Y por eso, por ejemplo, el capitalismo liberal acabará rechazando el trabajo infantil, pues los niños aún no son los dueños de su cuerpo y sus capacidades, por lo que no pueden venderlas ni enajenarlas, si no es con la aprobación de su familia. Ellos no son sus propietarios y, por ende, no pueden disponer de sí mismos como cosas (como su bien). Pero cuando existía el trabajo asalariado infantil, en los comienzos de la Revolución Industrial, eran los padres precisamente quienes validaban y disponían de esta compraventa, como en el caso extremo de los padres que vendían a sus hijas a prostíbulos en el Japón o en la Corea (período Meiji). Puesto que los adultos sí que son dueños de su cuerpo y de las capacidades de éste, y legalmente son reconocidos como responsables y usufructuarios de sus actos, y sí pueden vender no solo su trabajo sino también las capacidades de aquellos otros que están bajo su tutela y a su cargo, como en aquella época eran los propios hijos.
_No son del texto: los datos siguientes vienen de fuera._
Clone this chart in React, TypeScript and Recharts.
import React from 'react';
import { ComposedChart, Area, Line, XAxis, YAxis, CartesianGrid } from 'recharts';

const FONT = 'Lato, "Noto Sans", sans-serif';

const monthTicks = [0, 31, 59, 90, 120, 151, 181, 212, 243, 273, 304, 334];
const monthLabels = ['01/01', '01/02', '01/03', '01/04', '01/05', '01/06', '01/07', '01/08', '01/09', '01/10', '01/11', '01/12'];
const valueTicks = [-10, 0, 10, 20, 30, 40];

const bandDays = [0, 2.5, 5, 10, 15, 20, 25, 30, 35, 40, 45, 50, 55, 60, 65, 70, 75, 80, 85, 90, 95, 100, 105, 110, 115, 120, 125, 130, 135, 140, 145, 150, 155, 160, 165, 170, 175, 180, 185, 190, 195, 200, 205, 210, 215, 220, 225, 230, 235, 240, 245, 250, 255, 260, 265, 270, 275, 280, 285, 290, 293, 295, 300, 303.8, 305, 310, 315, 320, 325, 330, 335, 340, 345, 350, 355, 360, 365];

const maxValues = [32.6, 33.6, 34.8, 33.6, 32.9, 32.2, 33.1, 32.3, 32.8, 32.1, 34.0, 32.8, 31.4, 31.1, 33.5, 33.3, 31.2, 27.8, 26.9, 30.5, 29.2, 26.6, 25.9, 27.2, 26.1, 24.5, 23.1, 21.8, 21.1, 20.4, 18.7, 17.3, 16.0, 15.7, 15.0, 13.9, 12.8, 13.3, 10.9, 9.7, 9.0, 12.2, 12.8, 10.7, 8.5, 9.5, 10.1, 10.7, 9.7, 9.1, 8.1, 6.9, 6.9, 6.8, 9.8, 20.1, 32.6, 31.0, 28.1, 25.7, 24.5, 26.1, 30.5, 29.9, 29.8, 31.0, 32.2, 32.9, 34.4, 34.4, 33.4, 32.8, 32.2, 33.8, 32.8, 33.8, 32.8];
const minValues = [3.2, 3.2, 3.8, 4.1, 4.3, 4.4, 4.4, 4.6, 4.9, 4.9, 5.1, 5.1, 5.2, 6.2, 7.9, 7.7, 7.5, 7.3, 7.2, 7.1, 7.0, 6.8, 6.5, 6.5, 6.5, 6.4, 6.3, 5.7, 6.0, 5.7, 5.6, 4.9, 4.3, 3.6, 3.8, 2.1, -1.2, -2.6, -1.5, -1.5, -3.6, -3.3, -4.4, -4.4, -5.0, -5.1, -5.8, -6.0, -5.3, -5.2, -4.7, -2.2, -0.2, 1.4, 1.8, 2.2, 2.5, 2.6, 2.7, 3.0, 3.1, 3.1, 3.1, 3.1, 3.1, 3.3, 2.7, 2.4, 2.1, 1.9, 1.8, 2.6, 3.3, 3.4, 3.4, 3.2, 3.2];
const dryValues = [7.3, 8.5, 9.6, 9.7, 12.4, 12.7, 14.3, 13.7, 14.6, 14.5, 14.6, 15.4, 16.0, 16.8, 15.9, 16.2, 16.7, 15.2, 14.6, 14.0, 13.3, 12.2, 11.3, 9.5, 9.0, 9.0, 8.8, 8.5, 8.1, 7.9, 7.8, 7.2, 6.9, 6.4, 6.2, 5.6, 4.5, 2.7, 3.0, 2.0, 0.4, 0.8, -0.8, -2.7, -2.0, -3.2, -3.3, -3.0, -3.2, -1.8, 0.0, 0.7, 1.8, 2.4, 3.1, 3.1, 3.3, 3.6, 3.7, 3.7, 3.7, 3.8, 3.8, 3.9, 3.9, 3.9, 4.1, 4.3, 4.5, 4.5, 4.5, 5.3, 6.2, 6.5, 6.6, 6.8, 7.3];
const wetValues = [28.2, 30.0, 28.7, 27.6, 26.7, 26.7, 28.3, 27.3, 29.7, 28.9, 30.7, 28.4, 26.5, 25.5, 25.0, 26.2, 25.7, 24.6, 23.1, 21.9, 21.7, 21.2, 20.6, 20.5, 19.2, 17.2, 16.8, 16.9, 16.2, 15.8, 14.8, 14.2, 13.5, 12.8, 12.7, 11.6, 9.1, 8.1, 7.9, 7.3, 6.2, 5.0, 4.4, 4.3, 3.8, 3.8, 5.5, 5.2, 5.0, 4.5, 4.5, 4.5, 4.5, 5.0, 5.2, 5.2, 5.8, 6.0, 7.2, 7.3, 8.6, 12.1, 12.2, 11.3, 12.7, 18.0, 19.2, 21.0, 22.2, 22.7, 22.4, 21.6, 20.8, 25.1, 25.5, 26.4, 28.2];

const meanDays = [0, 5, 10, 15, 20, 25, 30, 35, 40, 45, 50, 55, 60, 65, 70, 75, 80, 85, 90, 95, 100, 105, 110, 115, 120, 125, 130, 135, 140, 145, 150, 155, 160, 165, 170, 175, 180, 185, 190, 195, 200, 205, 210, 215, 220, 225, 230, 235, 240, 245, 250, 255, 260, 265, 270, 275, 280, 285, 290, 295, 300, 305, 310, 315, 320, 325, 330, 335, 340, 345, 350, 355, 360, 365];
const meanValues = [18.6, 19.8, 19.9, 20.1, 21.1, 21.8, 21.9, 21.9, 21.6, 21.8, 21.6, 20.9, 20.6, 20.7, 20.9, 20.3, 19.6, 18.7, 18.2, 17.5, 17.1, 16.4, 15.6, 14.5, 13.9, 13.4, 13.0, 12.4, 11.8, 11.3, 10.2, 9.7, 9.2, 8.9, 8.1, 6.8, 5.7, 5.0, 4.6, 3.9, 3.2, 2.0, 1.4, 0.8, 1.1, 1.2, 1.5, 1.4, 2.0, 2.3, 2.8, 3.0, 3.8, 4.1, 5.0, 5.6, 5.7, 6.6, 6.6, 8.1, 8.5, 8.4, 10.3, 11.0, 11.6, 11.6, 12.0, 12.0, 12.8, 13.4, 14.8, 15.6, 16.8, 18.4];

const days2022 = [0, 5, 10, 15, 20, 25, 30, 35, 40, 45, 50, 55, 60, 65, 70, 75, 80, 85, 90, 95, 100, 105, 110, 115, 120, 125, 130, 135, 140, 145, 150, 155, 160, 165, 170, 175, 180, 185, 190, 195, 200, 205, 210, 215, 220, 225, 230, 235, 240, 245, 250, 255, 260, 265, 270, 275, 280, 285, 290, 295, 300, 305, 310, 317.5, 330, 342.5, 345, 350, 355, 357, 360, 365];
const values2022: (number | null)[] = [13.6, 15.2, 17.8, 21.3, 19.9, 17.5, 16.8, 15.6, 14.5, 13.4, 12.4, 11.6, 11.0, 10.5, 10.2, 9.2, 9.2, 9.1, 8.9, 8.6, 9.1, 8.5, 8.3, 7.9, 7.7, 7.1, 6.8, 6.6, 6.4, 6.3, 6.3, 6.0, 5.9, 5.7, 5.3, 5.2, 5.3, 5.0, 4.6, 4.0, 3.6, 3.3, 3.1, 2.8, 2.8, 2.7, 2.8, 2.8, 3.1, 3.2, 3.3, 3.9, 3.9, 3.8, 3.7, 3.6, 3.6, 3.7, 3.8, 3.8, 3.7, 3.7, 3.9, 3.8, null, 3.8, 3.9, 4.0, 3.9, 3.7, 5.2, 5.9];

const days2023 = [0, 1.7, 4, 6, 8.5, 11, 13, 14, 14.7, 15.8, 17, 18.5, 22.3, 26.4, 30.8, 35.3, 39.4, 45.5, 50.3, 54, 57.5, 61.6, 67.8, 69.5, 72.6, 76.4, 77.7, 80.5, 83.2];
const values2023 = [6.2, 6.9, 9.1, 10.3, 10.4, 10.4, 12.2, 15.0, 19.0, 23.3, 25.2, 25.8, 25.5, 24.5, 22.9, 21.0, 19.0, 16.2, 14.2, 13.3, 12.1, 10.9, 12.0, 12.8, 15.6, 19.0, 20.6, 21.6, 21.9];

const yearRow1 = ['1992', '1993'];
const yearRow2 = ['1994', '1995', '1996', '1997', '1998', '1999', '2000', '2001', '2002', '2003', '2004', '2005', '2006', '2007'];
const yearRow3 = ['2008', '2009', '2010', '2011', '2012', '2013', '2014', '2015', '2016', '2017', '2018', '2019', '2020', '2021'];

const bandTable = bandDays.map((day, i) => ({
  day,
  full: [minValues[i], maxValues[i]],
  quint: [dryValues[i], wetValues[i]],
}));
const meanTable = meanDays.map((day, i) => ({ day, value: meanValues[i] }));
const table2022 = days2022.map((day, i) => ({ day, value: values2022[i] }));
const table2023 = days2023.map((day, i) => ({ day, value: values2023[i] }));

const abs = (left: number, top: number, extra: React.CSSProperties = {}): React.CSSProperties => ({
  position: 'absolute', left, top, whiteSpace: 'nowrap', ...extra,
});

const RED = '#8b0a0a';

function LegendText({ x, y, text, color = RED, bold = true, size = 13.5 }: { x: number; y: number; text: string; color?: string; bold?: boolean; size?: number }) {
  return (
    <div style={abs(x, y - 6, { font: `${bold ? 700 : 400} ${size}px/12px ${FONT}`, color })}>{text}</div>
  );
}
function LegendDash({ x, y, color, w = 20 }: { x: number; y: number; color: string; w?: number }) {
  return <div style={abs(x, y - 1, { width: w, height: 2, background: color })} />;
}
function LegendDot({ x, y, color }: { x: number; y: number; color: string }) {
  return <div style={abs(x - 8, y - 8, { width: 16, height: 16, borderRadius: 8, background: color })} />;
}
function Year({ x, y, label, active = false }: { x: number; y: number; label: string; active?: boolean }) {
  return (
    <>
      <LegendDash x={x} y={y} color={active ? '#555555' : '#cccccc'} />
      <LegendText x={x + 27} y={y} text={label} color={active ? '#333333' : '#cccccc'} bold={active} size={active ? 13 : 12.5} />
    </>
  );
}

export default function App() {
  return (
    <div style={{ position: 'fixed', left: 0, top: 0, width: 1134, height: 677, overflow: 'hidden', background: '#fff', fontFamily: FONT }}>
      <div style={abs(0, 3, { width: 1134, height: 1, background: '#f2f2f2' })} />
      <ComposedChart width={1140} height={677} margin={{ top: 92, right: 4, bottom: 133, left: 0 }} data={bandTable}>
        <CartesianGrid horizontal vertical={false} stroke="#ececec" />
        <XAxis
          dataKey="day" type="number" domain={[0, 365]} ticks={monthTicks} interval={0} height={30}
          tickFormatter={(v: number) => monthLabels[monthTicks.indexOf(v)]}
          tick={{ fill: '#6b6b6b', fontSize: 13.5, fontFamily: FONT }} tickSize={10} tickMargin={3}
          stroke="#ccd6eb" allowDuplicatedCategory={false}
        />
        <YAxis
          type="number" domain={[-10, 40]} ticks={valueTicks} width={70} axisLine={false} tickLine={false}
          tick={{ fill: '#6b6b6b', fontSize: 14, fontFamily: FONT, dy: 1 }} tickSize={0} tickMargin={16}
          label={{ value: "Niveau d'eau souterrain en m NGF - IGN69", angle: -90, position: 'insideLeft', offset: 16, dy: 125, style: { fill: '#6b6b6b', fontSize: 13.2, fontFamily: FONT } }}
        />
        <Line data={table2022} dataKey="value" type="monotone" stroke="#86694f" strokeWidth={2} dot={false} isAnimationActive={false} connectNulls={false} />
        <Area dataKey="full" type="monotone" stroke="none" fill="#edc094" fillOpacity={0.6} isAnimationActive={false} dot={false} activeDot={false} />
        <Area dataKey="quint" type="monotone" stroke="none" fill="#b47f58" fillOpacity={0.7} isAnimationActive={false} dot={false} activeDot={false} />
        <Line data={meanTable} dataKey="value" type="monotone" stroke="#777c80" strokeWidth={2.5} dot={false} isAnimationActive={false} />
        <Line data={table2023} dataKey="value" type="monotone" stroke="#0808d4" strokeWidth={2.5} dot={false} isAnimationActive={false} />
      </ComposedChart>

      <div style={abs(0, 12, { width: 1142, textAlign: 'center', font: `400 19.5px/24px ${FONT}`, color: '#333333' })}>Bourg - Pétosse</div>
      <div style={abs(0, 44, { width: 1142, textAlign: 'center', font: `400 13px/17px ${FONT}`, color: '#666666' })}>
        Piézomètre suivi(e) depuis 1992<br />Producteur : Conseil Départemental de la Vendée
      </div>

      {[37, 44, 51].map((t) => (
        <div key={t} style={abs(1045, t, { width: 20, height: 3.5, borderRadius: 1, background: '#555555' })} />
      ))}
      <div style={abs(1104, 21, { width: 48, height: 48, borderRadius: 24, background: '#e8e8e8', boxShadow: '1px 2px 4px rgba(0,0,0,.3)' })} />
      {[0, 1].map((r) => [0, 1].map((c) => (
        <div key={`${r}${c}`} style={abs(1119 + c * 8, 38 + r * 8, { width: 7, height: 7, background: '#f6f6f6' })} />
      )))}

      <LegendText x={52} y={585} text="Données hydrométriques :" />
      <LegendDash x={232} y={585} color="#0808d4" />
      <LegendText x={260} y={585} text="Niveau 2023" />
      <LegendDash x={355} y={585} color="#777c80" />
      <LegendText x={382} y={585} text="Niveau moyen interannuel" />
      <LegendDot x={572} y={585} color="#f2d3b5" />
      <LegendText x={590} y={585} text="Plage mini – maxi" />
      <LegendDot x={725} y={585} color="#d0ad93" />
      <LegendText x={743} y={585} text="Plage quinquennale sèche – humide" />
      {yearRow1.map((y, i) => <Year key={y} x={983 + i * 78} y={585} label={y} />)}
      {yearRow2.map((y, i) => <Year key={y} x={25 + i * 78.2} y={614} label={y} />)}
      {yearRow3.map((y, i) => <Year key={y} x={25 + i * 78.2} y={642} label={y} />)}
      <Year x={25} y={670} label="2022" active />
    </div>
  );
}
Así ocurría con el trabajo infantil cuando éste se desarrolló en los albores de la Revolución Industrial, por no hablar del abuso sobre las mujeres (consideradas como menores dependientes del marido, el hermano, el padre o el hijo varón, a efectos legales, económicos). Sólo el propietario pleno de su cuerpo, como portador de una conciencia individual y libre, emancipada de lo otro, puede perseguir en el mercado su propio beneficio, y está en condiciones de hacerlo, porque es propietario libre de otros bienes y capacidades, ya sean de recursos naturales, animales, plantas, etcétera, como de otros seres humanos, también “libres”. Para el capitalismo liberal así, la propiedad privada de uno mismo es la base y el origen de la libertad individual y de la prosperidad humana, una vez que las instancias políticas, extraeconómicas, la reconocen, la protegen y permiten su libre desenvolvimiento, haciéndose a un lado, manteniéndose al margen, dando un paso atrás en nombre de la libertad y el progreso. Hasta el soberano es un sujeto privado.

Para no vulnerar la libertad individual, el individuo adulto se convierte así en un sujeto del Derecho y, desde su conciencia y su cuerpo, como propietario exclusivo de ambos, puede lanzarse a la concurrencia, el pacto, la apropiación pacífica de toda clase de bienes, en un mundo de individuos propietarios. Una vez separados el poder político y el ámbito económico privado, ya que el mismo se instituye a partir del desarrollo histórico del Estado Moderno.

El primer bien sobre el que cada individuo libre instituye su dominio como propietario, es él mismo. Quien no es dueño de sí no puede ser dueño de nada. De este modo, la libertad individual y la libertad económica que propugnan los liberales, tiene su punto de partida, su carta de nacimiento, en el mismo punto donde firma su acta de defunción. En este mismo acto constituyente de la propiedad sobre uno mismo, es su propietario y su propiedad.

La triada liberal, que articula propiedad privada/libertad individual/y progreso general, nace así muerta en su mismo principio, pues en cuanto yo digo refiriéndome a mí mismo, que soy libre como propietario de mi cuerpo y de sus capacidades, por poseer una conciencia libre (emancipada de lo otro), y que me pertenecen como un bien del que puedo excluir a todos los demás si así lo deseo, y que puedo disfrutar en exclusiva solo,  dándole un uso u otro, y que puedo enajenar vendiendo temporalmente, donando por ejemplo sus órganos, etcétera. En cuanto hago esto, dejo de ser un ser humano libre y me convierto en el individuo (indiviso) objeto ideal de mi propiedad. A partir de ahí, el resto del mundo, la sociedad, la naturaleza, el conocimiento, el arte, la cultura material e inmaterial, que me han hecho lo que soy (y no otra cosa cualquiera), en suma, todo lo otro, desaparece como parte de mí y a la inversa, muere mi humanidad: deja de ser el ámbito de mi libertad, mi vida, mi dignidad como persona. Pues yo ya no puedo pertenecerles como mi propiedad.

Que el progreso económico, técnico-científico, la riqueza, la capacidad de producción y destrucción de una parte de la humanidad, a partir del triunfo del capitalismo liberal, sobrepasa al de cualquier otra sociedad del pasado, es quizá una de las grandes verdades del liberalismo político y económico. Pero el precio de todo ello ha sido la libertad humana. El liberalismo no ha alumbrado sino enterrado esta libertad como mi propiedad.